-- START --
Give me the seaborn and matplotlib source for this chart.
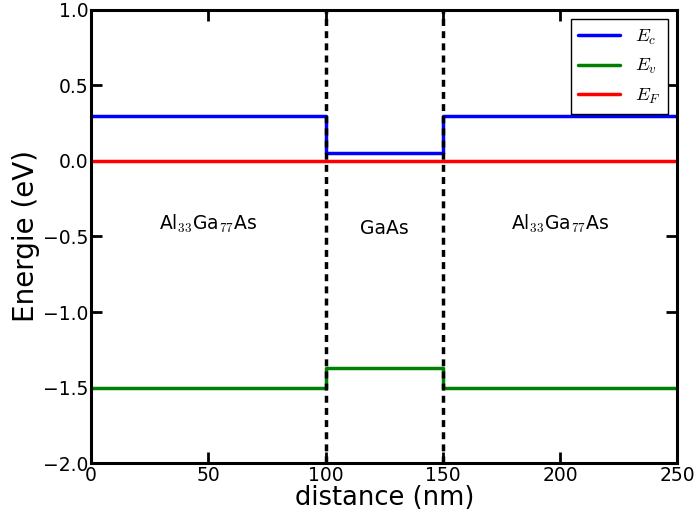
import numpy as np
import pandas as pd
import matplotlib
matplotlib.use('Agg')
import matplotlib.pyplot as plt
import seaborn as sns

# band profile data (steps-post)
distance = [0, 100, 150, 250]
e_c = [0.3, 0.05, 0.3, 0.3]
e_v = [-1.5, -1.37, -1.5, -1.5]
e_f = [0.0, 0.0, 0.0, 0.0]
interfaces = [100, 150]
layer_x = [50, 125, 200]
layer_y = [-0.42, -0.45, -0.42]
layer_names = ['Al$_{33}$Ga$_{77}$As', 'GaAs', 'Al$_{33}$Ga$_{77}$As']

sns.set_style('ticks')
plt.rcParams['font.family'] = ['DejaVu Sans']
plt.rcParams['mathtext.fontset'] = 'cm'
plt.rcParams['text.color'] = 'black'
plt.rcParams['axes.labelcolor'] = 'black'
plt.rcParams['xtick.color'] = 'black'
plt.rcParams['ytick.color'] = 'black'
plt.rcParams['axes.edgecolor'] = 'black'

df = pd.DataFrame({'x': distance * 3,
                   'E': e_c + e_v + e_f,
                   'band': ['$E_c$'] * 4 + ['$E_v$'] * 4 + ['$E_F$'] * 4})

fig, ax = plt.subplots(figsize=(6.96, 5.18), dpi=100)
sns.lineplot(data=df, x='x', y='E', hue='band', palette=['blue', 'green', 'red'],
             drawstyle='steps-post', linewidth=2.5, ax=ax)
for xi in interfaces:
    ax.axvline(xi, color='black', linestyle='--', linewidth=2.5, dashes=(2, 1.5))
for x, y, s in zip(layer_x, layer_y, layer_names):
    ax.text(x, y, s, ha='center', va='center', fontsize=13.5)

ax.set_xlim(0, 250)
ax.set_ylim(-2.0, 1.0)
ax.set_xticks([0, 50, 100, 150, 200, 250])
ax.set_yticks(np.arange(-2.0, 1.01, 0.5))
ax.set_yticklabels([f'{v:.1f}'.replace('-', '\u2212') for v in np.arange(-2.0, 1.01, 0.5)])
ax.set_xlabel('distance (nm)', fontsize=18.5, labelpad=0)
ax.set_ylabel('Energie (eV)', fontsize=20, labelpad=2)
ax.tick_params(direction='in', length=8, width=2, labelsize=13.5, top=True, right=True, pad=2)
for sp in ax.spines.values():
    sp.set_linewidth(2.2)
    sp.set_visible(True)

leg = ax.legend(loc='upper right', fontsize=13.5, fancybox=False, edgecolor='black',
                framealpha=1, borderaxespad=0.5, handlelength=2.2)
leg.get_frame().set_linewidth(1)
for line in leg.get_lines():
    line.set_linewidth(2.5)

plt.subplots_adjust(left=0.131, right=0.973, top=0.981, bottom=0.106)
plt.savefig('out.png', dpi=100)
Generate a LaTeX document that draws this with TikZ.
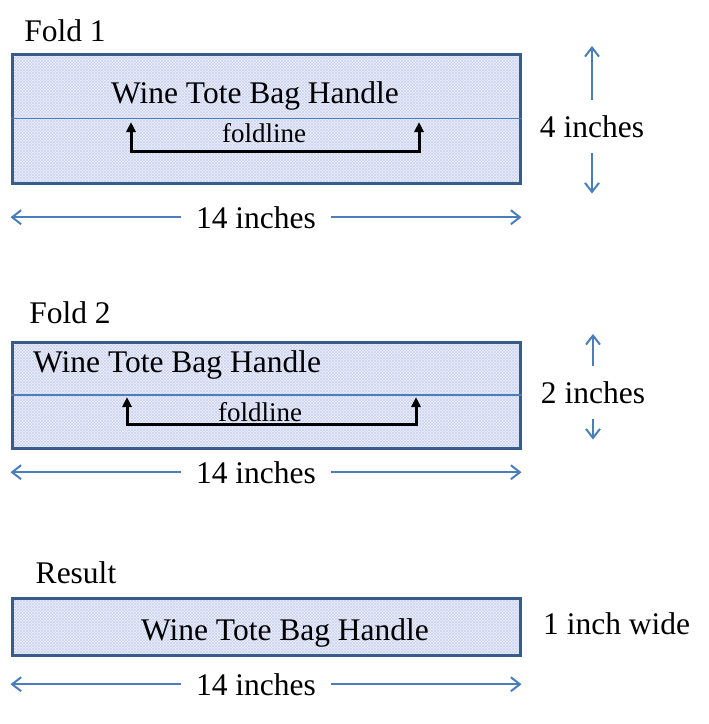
-- END --
Only the lines from the start of the records to the line with "import seaborn as sns" belong in the copy. Print them exactly, minus pictures.

Give me the seaborn and matplotlib source for this chart.
import numpy as np
import pandas as pd
import matplotlib
matplotlib.use('Agg')
import matplotlib.pyplot as plt
import seaborn as sns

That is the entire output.